This Friday March 22, 2013 I am going to have whats called "Neurology Psychological Testing" done because of my ongoing and declining short term memory loss.
I have read on forums others have this too. I don't buy the fact that I am 40 and it comes with age.
I have good long term memory. I remember things dating back to 4 years old. And I try to remember those memories and childhood memories so I don't forget.
What is happening to me is short term memory loss. And its very weird. My wife will say to me. Oh can you go to the store (1 km from the house). Sure. I leave, drive to store. Walk in front door and haven't a clue why I am there. I walk through the isles desperately trying to see something that may make me remember. And I don't. I get emotional about it and call my wife who tells me why I am there. It s very scary. I don't think this should be happening. Another example is going to my basement for laundry. Down 2 flights of stairs. Walk into laundry room. Not a clue why I am there.

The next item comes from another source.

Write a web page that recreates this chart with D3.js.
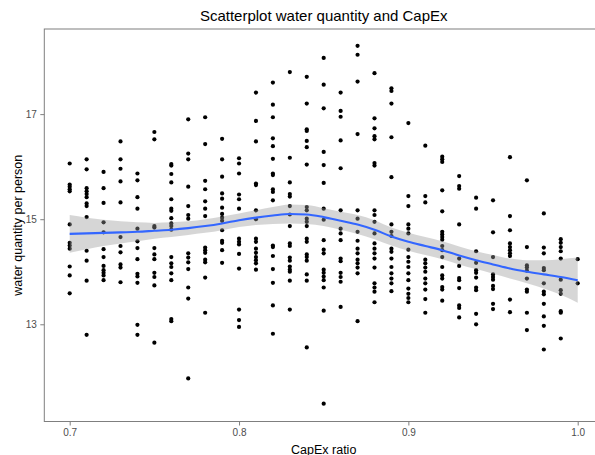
<!DOCTYPE html>
<html>
<head>
<meta charset="utf-8">
<script src="https://cdn.jsdelivr.net/npm/d3@7"></script>
<style>
  html, body { margin: 0; padding: 0; background: #fff; }
  svg { display: block; font-family: "Liberation Sans", Arial, Helvetica, sans-serif; }
</style>
</head>
<body>
<svg id="chart" width="595" height="455"></svg>
<script>
// CapEx ratio levels (one column of observations per level)
const capexLevels = [0.70, 0.71, 0.72, 0.73, 0.74, 0.75, 0.76, 0.77, 0.78, 0.79,
  0.80, 0.81, 0.82, 0.83, 0.84, 0.85, 0.86, 0.87, 0.88, 0.89,
  0.90, 0.91, 0.92, 0.93, 0.94, 0.95, 0.96, 0.97, 0.98, 0.99, 1.00];

// water quantity per person observed at each CapEx level
const waterByLevel = [
  [16.06, 15.66, 15.62, 15.57, 15.53, 14.90, 14.55, 14.50, 14.44, 14.10, 13.93, 13.59],
  [16.14, 15.95, 15.59, 15.53, 15.48, 15.42, 15.30, 15.25, 15.04, 14.40, 14.21, 13.83, 12.80],
  [15.90, 15.59, 15.31, 14.94, 14.75, 14.43, 14.28, 14.11, 14.03, 13.98, 13.93, 13.84],
  [16.48, 16.14, 15.96, 15.72, 15.32, 14.66, 14.49, 14.37, 14.14, 14.08, 13.80],
  [15.87, 15.74, 15.42, 15.20, 14.82, 14.58, 14.45, 14.24, 13.96, 13.91, 13.79, 12.99, 12.80],
  [16.66, 16.52, 14.87, 14.84, 14.45, 14.33, 14.24, 13.98, 13.90, 13.74, 12.65],
  [16.05, 16.02, 15.86, 15.70, 15.38, 15.20, 15.16, 15.02, 14.92, 14.87, 14.80, 14.28, 14.16, 14.09, 13.97, 13.84, 13.10, 13.06],
  [16.90, 16.25, 16.14, 15.62, 15.25, 15.08, 15.01, 14.35, 14.27, 14.18, 14.05, 13.70, 13.49, 11.97],
  [16.94, 16.43, 15.73, 15.57, 15.34, 15.20, 15.06, 14.46, 14.41, 14.36, 14.23, 14.18, 13.89, 13.22],
  [16.53, 16.14, 15.81, 15.49, 15.39, 15.22, 15.10, 15.03, 14.97, 14.79, 14.59, 14.55, 14.41, 14.17],
  [16.16, 16.06, 15.87, 15.47, 15.38, 15.20, 14.63, 14.57, 14.52, 14.34, 14.06, 13.28, 13.08, 12.95],
  [17.41, 16.87, 16.48, 15.68, 15.65, 15.17, 15.00, 14.63, 14.57, 14.44, 14.36, 14.28, 14.22, 14.16, 14.04],
  [17.60, 17.18, 16.94, 16.54, 16.39, 16.15, 15.87, 15.84, 15.57, 15.52, 15.36, 14.50, 14.47, 14.30, 14.05, 13.79, 13.36, 12.82],
  [17.80, 16.17, 15.70, 15.48, 15.43, 15.25, 15.09, 14.87, 14.54, 14.49, 14.27, 14.21, 14.10, 14.04, 14.00, 13.83, 13.28],
  [17.71, 17.20, 16.71, 16.68, 16.49, 16.37, 16.04, 15.23, 15.17, 15.01, 14.95, 14.87, 14.63, 14.57, 14.33, 14.28, 14.21, 13.95, 13.83, 12.56],
  [18.07, 17.56, 17.11, 16.28, 16.03, 15.69, 15.20, 14.99, 14.60, 14.42, 14.35, 14.04, 13.98, 13.91, 13.84, 13.70, 13.26, 11.49],
  [17.41, 17.06, 16.95, 16.50, 15.97, 15.17, 14.82, 14.73, 14.60, 14.25, 14.20, 13.98, 13.90, 13.81, 13.33],
  [18.30, 18.13, 17.62, 16.62, 15.17, 15.01, 14.76, 14.59, 14.44, 14.35, 14.23, 14.16, 14.08, 13.97, 13.06],
  [17.78, 16.92, 16.73, 16.58, 16.52, 16.07, 16.02, 15.17, 15.08, 14.95, 14.73, 14.54, 14.44, 14.35, 14.25, 14.08, 13.78, 13.70, 13.62, 13.42],
  [17.49, 17.44, 17.20, 16.56, 15.80, 14.90, 14.76, 14.68, 14.44, 14.38, 14.25, 14.09, 13.97, 13.87, 13.78, 13.63],
  [16.83, 15.44, 15.25, 14.90, 14.82, 14.73, 14.42, 14.28, 14.19, 14.09, 13.97, 13.84, 13.68, 13.58, 13.50, 13.42],
  [16.40, 15.44, 15.32, 14.23, 14.16, 14.08, 14.00, 13.87, 13.78, 13.66, 13.48, 13.22],
  [16.19, 16.14, 16.09, 15.55, 15.15, 14.76, 14.71, 14.66, 14.61, 14.49, 14.41, 14.28, 14.09, 13.93, 13.87, 13.71, 13.66, 13.45],
  [15.82, 15.63, 15.58, 14.90, 14.25, 14.11, 13.88, 13.84, 13.69, 13.36, 13.31, 13.13],
  [15.41, 15.20, 14.39, 14.17, 14.03, 13.98, 13.89, 13.70, 13.65, 13.20, 13.00],
  [15.36, 14.75, 14.28, 13.95, 13.90, 13.85, 13.73, 13.67, 13.39, 13.29],
  [16.18, 15.06, 14.79, 14.54, 14.47, 14.41, 14.35, 14.30, 13.47, 13.23],
  [15.74, 14.47, 14.12, 14.08, 14.02, 13.87, 13.66, 13.62, 13.22, 12.89],
  [15.11, 14.46, 14.35, 14.07, 14.03, 13.78, 13.62, 13.57, 13.39, 13.15, 12.97, 12.52],
  [14.62, 14.55, 14.47, 14.39, 14.25, 13.85, 13.65, 13.58, 13.25, 13.22, 12.73],
  [14.24, 13.78]
];

// loess fit of water quantity on CapEx ratio, with its standard-error half width
const smoothX   = [0.70, 0.71, 0.72, 0.73, 0.74, 0.75, 0.76, 0.77, 0.78, 0.79, 0.80,
  0.81, 0.82, 0.83, 0.84, 0.85, 0.86, 0.87, 0.88, 0.89, 0.90,
  0.91, 0.92, 0.93, 0.94, 0.95, 0.96, 0.97, 0.98, 0.99, 1.00];
const smoothFit = [14.72, 14.73, 14.74, 14.75, 14.76, 14.78, 14.80, 14.83, 14.87, 14.92, 14.98,
  15.03, 15.07, 15.10, 15.09, 15.04, 14.97, 14.90, 14.80, 14.67, 14.57,
  14.49, 14.41, 14.31, 14.22, 14.14, 14.06, 14.00, 13.95, 13.90, 13.84];
const smoothSe  = [0.36, 0.30, 0.25, 0.21, 0.18, 0.15, 0.14, 0.13, 0.13, 0.13, 0.13,
  0.14, 0.16, 0.18, 0.18, 0.17, 0.17, 0.18, 0.18, 0.17, 0.17,
  0.17, 0.17, 0.17, 0.17, 0.18, 0.19, 0.22, 0.27, 0.34, 0.43];

const xTicks = [0.7, 0.8, 0.9, 1.0];
const yTicks = [13, 15, 17];

const titleText = "Scatterplot water quantity and CapEx";
const xTitle = "CapEx ratio";
const yTitle = "water quantity per person";

// ---- layout ----
const panel = { left: 44.3, right: 603.1, top: 29, bottom: 421.5 };

const x = d3.scaleLinear().domain([0.685, 1.015]).range([panel.left, panel.right]);
const y = d3.scaleLinear().domain([11.15, 18.62]).range([panel.bottom, panel.top]);

const svg = d3.select("#chart");

// observations
const points = capexLevels.flatMap((cx, i) => waterByLevel[i].map(w => ({ cx, w })));
svg.append("g")
  .selectAll("circle")
  .data(points)
  .join("circle")
  .attr("cx", d => x(d.cx))
  .attr("cy", d => y(d.w))
  .attr("r", 2.1)
  .attr("fill", "#000");

// confidence ribbon and smooth line
const smooth = smoothX.map((sx, i) => ({ sx, fit: smoothFit[i], se: smoothSe[i] }));
svg.append("path")
  .datum(smooth)
  .attr("fill", "#999999")
  .attr("fill-opacity", 0.4)
  .attr("d", d3.area()
    .x(d => x(d.sx))
    .y0(d => y(d.fit - d.se))
    .y1(d => y(d.fit + d.se))
    .curve(d3.curveMonotoneX));

svg.append("path")
  .datum(smooth)
  .attr("fill", "none")
  .attr("stroke", "#3366FF")
  .attr("stroke-width", 2.1)
  .attr("d", d3.line()
    .x(d => x(d.sx))
    .y(d => y(d.fit))
    .curve(d3.curveMonotoneX));

// panel border
svg.append("rect")
  .attr("x", panel.left)
  .attr("y", panel.top)
  .attr("width", panel.right - panel.left)
  .attr("height", panel.bottom - panel.top)
  .attr("fill", "none")
  .attr("stroke", "#7f7f7f")
  .attr("stroke-width", 1);

// axes
const xAxis = svg.append("g")
  .attr("transform", `translate(0,${panel.bottom})`)
  .call(d3.axisBottom(x).tickValues(xTicks).tickFormat(d3.format(".1f")).tickSize(4).tickPadding(3));
const yAxis = svg.append("g")
  .attr("transform", `translate(${panel.left},0)`)
  .call(d3.axisLeft(y).tickValues(yTicks).tickFormat(d3.format("d")).tickSize(4).tickPadding(3.5));

[xAxis, yAxis].forEach(g => {
  g.select(".domain").remove();
  g.selectAll(".tick line").attr("stroke", "#7f7f7f");
  g.selectAll(".tick text")
    .attr("fill", "#4d4d4d")
    .style("font-size", "10px")
    .style("font-family", "'Liberation Sans', Arial, sans-serif");
});

// titles
svg.append("text")
  .attr("x", (panel.left + panel.right) / 2)
  .attr("y", 21)
  .attr("text-anchor", "middle")
  .style("font-size", "15px")
  .attr("fill", "#000")
  .text(titleText);

svg.append("text")
  .attr("x", (panel.left + panel.right) / 2)
  .attr("y", 453.5)
  .attr("text-anchor", "middle")
  .style("font-size", "12.5px")
  .attr("fill", "#000")
  .text(xTitle);

svg.append("text")
  .attr("transform", `translate(21.5,${(panel.top + panel.bottom) / 2}) rotate(-90)`)
  .attr("text-anchor", "middle")
  .style("font-size", "12.5px")
  .attr("fill", "#000")
  .text(yTitle);
</script>
</body>
</html>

What is really weird....I will remember this incident some 2 weeks later. It will pop in my head. I have discussed this with my neurosurgeon. Awesome guy BTW. And he requested a test. I thought it would be a simple memory test. Well its not its an 8 hour examination all day. I am not sure what they are going to ask and why....but I don't relish the fact of looking at ink blots. I have no idea what this test entails or what they will ask.
I am kinda nervous. I don't think its Dr.Fraser Crane sitting me on a couch. Nor do I think its Patch Adams assessing me with a rubber clown nose. I hope he is not going to ask me if I ate paint chips as a kid, LOL
My test is Friday. I hope they can figure out why this is happening to me. I hope they do not diagnose me with something else. I have enough going on...lol I think ill pray and hope for the best.